TALK SHOW
› Por Moira Soto
Noche de bienaventuranza la del próximo domingo para fans del melodrama –ese género que con zafio desprecio algunos todavía catalogan “para mujeres”– y particularmente del admirable director Douglas Sirk. Subestimado por la crítica en su momento, respetado por cineastas de la Nouvelle Vague como Godard y Truffaut, venerado por Fassbinder, que lo convocó para que trabajara con él en la Escuela de Cine de Munich, Douglas Sirk (Detlef Sierck, en los papeles), nacido en Hamburgo en 1897, había dejado Alemania en 1937 para proteger a su esposa de origen judío, la actriz Hilde Jary. Seguramente, realizador de Lo que el cielo nos da (1955) y Angeles caídos (1957) –los films que se emitirán pasado mañana– se habría exiliado de todas maneras, tal su rechazo a la ideología y los métodos nazis que ya habían hecho mella en su actividad de director teatral por el tipo de piezas que solía elegir (puso en escena una obra que defendía a Sacco y Vanzetti en 1930 y luego, en 1933, Lago de plata, de Kaiser y Weill), situación que lo había inducido a pasarse al campo cinematográfico.
Tanto en el teatro como en la pantalla, DS aplicó sus amplios conocimientos literarios, filosóficos, sobre historia del arte e incluso la práctica de la pintura. De hecho, estando todavía en Alemania había propuesto a los productores una adaptación de Pylon, de Faulkner, que finalmente realizó en los Estados Unidos bajo el título The Tarnished Angels. En su país, además, ofreció numerosas e innovadoras puestas de clásicos (Schiller, Goethe, Von Kleist, Strindberg, Shakespeare), se relacionó con Brecht, Werfel, Meyerhold.
Ese es el hombre que llega en 1938 a Hollywood y que después de trabajar un tiempo como guionista comienza a dirigir films para varias compañías hasta que finalmente recala en la Universal, donde realizará los magníficos melodramas anunciados, y también Sublime obsesión (1953), Palabras al viento (1956, pasado con frecuencia por Cinecanal Classics) e Imitación de la vida (1958), su última película.

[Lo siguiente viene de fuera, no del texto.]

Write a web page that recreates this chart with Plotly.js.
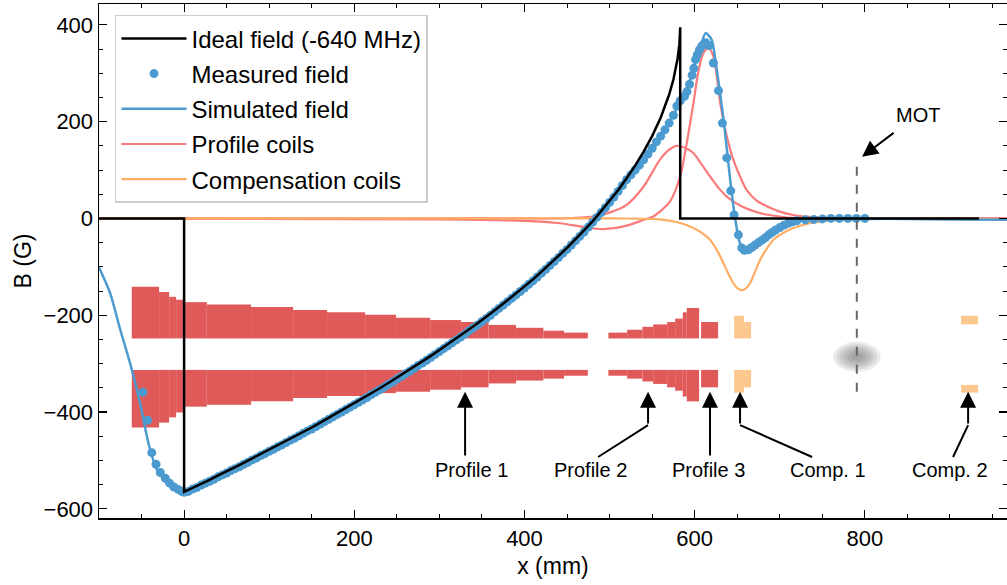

Tanto en Lo que el cielo... como en Angeles..., Sirk trabajó con varios de sus colaboradores habituales en dirección de arte, escenografía, música, pero, como de costumbre, el director impuso esos criterios que conformaban su estilo visual, su manera de generar emociones, su poética tan ligada a la fuerza de los sentimientos y el poder del azar. En ambos films habla de amores con interferencias, de amores aparentemente imposibles. Lo que el cielo nos da (foto) es un ataque sin atenuantes a la hipocresía, la intolerancia, la tilinguería de la clase dominante de un pueblito de Nueva Inglaterra en los ‘50. En este film que cuenta el romance con altibajos de una viuda con hijos adolescentes y un jardinero guapísimo y más joven, Douglas Sirk despliega un discurso ecológico de anticipación, a la vez que incita a la libertad de escuchar los propios deseos, de asumir la propia singularidad, de escuchar la propia música interna. Jane Wyman, la protagonista, incluso toma en su manos un libro de Thoreau y lee en voz alta: “¿Por qué apresurarnos tan desesperadamente por triunfar?”.
Todavía menos difundida, es un acontecimiento que se pase Angeles caídos, reescritura de Faulkner para poner en escena las tensiones eróticas y emocionales de un triángulo que se vuelve un cuadrilátero: la bellísima Dorothy Malone, con su mejor cara de reventada, ama desesperadamente a su marido Robert Snack –con su mejor cara de loco–, quien solo parece tener pasión por los aviones (ex héroe de la Segunda Guerra, ahora hace vida de gitano y participa en shows aéreos). A su vez, Richard Carson, mecánico del aviador al que admira y detesta, está enamorado desde hace años de Dorothy. El trío, con el niño del matrimonio, llega a Nueva Orleáns para la celebración del Mardi Gras. El periodista Rock Hudson, saturado de alcohol y tabaco, les da alojamiento en su modesto departamento. Y en la alta noche, cuando vuelve del periódico y del bar, el aviador y el mecánico reposan en la cama doble, el chico duerme en el suelo y Dorothy, que ya flechó a Rock, lee Mi Antonia, de Willa Cather, un libro que había empezado a leer hace doce años, antes de irse de su casa en la estela de Robert. Desde la cama, el mecánico, un ojo abierto, escucha inquieto las confesiones de la mujer. No pasa nada, ni un beso, pero la atmósfera se vuelve irrespirable. Este es apenas el comienzo de esta historia de amores encadenados en medio del fárrago del carnaval, de la Gran Depresión.
Lo que el cielo nos da, el domingo a las 22, a continuación Angeles caídos, por Cinecanal Classics.